Durante 16 meses telefoneó todos los días a la única iglesia católica en la Franja de Gaza; cada día, a las siete de la tarde, el Sumo Pontífice preguntaba por el pueblo palestino.



Y ahí estamos todos —feligreses, prensa y curiosos—, a metros de Rivera Indarte. El mismo barrio que vio nacer y crecer a Francisco. Donde se formó en la fe católica. Dentro y fuera del recinto se llora mucho, como se llora la pérdida de un ser querido. La pérdida de un familiar cercano. Ese que iba a comer raviolis a casa los domingos, y te contaba historias.
Los devotos recorren con los ojos cerrados las 50 cuentas de sus rosarios, sin inmutarse ante el paso de las cámaras. Incluso me da la sensación de que quieren que documentemos el dolor. Que se note cuán amado era Bergoglio, porque él los amaba a ellos.






Me pasé el día y la noche esperando que alguien me «puteara»; nunca sucedió. Los fotorreporteros llegamos a ser los seres más intrusivos, en los peores escenarios.
El pueblo argentino no solo ha perdido una figura de orgullo nacional —como lo fue Maradona, como lo es Messi—, sino también una figura del pueblo. Tan cercano, de hecho, que era querido —o al menos aceptado— por quienes no se identifican con las instituciones religiosas. Se decía que viajaba en transporte público. Algunos se sienten huérfanos.






En la escalinata de la basílica, una señora sexagenaria mira mi cámara.
—¿La fotografiaste? —me pregunta.
—¿A quién? —le respondo.
—A la Villarruel —dice—. No sé cómo se atreve a venir a este recinto después de todo lo que ha hecho y dicho.


La relación de la vicepresidenta Victoria Villarruel —descendiente de militares involucrados en la última dictadura cívico-militar en Argentina— con el Papa fue diplomática. Por decir algo. Pero, su jefe, Javier Milei, nunca ocultó su desagrado hacia el pontífice. Antes de abrazarse con Francisco en el Vaticano, el presidente argentino lo calificó de «comunista» y llegó a decir que era el «representante del Maligno en la Tierra».

Dicen que el libertario se arrepintió de sus palabras. Quizás no. Especialmente, después de que Bergoglio criticara el aumento de la represión en las calles argentinas, y condenara el uso de armas y gases contra estudiantes, jubilados y trabajadores.

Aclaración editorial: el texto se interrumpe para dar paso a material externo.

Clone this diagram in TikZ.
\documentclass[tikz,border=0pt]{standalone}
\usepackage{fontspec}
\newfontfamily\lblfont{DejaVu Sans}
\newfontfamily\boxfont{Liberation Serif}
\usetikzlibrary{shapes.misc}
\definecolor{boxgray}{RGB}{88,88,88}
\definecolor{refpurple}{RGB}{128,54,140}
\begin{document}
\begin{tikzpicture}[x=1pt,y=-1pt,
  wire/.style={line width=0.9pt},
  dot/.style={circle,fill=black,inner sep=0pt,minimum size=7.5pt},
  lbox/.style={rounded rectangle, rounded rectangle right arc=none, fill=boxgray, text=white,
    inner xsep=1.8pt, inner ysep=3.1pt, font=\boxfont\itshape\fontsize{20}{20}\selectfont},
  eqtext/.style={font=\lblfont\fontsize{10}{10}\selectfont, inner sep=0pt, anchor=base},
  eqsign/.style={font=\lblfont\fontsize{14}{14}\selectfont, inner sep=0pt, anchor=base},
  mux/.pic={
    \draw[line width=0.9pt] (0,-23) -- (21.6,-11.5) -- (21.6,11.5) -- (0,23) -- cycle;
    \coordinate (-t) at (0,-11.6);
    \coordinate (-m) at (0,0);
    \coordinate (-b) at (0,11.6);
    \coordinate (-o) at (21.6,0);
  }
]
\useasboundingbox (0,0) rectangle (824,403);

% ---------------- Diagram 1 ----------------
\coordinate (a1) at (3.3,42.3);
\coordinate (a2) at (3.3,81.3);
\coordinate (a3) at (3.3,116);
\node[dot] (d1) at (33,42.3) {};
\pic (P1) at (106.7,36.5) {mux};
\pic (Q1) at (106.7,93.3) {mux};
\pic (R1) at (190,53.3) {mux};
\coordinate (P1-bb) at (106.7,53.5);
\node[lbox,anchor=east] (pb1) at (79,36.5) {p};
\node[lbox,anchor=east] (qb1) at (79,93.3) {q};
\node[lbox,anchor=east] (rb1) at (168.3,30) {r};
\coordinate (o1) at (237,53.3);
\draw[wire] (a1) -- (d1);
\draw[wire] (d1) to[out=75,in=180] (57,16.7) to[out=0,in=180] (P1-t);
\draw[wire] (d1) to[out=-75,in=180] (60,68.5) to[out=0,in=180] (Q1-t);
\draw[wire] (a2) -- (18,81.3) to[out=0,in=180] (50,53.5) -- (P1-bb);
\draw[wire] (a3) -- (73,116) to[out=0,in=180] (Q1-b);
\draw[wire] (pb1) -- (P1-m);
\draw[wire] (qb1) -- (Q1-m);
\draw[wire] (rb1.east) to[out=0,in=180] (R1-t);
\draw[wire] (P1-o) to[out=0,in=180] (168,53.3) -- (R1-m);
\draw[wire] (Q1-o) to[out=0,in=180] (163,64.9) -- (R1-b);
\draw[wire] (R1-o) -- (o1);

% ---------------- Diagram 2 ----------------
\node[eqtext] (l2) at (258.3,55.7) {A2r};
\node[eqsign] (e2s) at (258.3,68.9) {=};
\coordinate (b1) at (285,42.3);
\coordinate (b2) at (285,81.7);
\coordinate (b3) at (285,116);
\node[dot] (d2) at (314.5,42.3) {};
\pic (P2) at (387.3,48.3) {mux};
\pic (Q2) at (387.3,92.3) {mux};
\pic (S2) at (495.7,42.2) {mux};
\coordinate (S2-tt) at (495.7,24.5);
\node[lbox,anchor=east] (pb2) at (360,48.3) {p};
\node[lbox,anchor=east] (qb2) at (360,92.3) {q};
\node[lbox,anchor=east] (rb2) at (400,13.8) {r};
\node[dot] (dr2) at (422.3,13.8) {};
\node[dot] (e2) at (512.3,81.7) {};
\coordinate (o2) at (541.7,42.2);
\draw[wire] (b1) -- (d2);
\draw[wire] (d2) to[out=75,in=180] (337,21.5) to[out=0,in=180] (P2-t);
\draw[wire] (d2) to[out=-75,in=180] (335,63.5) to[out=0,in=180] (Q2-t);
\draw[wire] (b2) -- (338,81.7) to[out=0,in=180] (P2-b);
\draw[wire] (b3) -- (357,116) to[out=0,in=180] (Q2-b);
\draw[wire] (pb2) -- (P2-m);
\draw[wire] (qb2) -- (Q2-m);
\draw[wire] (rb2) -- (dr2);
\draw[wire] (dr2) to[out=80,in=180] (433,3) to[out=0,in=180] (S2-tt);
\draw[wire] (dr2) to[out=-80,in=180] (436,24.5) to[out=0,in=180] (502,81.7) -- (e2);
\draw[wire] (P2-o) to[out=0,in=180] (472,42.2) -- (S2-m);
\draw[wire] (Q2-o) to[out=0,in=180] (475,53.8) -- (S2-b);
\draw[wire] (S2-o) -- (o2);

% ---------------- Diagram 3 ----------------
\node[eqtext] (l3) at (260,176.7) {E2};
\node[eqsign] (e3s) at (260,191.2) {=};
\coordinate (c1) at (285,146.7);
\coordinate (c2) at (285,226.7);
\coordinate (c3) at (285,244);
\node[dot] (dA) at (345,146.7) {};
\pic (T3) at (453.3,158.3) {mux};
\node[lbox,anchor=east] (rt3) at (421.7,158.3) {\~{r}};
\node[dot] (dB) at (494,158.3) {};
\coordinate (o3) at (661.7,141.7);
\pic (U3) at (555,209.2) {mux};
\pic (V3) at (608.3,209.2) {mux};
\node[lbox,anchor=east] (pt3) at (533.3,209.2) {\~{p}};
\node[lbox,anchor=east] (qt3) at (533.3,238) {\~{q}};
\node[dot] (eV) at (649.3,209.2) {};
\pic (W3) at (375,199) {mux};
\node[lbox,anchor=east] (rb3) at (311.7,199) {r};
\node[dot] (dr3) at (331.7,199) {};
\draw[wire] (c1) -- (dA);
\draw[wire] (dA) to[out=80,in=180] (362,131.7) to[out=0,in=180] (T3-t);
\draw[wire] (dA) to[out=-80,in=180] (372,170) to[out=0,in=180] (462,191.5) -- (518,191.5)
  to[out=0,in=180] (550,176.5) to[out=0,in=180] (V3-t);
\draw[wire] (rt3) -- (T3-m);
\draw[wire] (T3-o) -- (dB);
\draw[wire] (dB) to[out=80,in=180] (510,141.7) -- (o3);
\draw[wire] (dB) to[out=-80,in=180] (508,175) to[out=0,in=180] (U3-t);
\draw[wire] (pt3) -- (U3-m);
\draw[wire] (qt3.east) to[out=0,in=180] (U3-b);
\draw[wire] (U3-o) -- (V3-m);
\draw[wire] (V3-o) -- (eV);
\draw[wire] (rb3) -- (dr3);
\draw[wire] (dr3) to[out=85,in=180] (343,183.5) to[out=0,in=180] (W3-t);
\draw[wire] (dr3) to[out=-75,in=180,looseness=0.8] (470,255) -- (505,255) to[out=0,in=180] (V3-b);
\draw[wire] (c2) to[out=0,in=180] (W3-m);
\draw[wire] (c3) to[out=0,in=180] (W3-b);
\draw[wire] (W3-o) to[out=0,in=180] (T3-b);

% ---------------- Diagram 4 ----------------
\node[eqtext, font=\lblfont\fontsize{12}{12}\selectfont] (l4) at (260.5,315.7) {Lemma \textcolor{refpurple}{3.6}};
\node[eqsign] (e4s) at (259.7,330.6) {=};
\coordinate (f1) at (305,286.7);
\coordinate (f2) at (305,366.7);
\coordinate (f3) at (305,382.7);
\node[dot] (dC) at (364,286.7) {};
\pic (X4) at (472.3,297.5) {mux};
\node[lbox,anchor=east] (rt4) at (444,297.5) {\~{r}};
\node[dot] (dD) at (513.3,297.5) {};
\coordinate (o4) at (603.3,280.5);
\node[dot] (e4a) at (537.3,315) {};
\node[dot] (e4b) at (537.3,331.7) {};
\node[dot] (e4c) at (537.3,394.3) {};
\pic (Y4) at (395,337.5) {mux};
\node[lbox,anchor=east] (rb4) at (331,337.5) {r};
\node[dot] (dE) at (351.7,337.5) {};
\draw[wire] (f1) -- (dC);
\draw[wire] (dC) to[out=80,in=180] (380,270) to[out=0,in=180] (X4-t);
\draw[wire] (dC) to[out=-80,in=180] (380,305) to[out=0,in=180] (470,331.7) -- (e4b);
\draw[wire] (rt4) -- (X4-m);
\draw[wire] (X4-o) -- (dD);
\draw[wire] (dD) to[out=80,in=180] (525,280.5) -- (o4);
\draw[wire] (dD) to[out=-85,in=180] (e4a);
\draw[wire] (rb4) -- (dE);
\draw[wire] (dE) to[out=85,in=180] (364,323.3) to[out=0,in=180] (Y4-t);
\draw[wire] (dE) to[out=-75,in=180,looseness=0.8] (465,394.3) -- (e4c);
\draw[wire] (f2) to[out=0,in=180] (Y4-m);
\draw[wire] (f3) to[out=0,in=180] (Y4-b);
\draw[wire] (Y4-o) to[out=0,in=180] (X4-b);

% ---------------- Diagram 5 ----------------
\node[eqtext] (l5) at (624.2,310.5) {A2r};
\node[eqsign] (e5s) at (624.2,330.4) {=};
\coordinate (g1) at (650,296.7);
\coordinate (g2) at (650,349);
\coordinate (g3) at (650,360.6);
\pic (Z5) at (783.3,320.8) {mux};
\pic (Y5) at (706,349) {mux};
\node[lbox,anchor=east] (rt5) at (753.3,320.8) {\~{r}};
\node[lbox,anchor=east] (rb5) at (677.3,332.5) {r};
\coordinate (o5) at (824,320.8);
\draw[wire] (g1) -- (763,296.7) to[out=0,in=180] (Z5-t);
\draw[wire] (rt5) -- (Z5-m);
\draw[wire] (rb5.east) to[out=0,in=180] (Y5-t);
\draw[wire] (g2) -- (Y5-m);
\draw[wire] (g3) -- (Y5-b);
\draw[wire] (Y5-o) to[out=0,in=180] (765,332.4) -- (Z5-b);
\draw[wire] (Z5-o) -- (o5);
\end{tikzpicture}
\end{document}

Entra otra señora en escena. Lleva un buen rato intentando hacer fotos con su teléfono. Nos manda a callar.
—No hablen de política. A él no le hubiera gustado. Para él, todos siempre fueron bienvenidos en la casa del Señor.
Al parecer, eso no fue suficiente. Porque cuando la vicepresidenta intentó salir de la basílica, se encontró con un público enfurecido. Un público que, al grito de «¡A donde vayan los iremos a buscar, olé, olé!» —en referencia a los genocidas—, le arrojó algún líquido y objetos que no logré identificar.
Hay furia en el aire, como cuando un vecino habla mal de tu familia. Villarruel no es del pueblo.



Y es que la vicepresidenta representa el mismo conservadurismo neoliberal y la misma ultraderecha que, en vida, despreciaron al pontífice. Porque Jorge Mario Bergoglio, quien intentó ser químico antes de entrar al seminario, el mayor de cinco hermanos, bautizado en el barrio de Almagro y amante y practicante del fútbol, escribió y predicó sobre los derechos de la clase obrera. Pidió tierra, techo y trabajo para todos.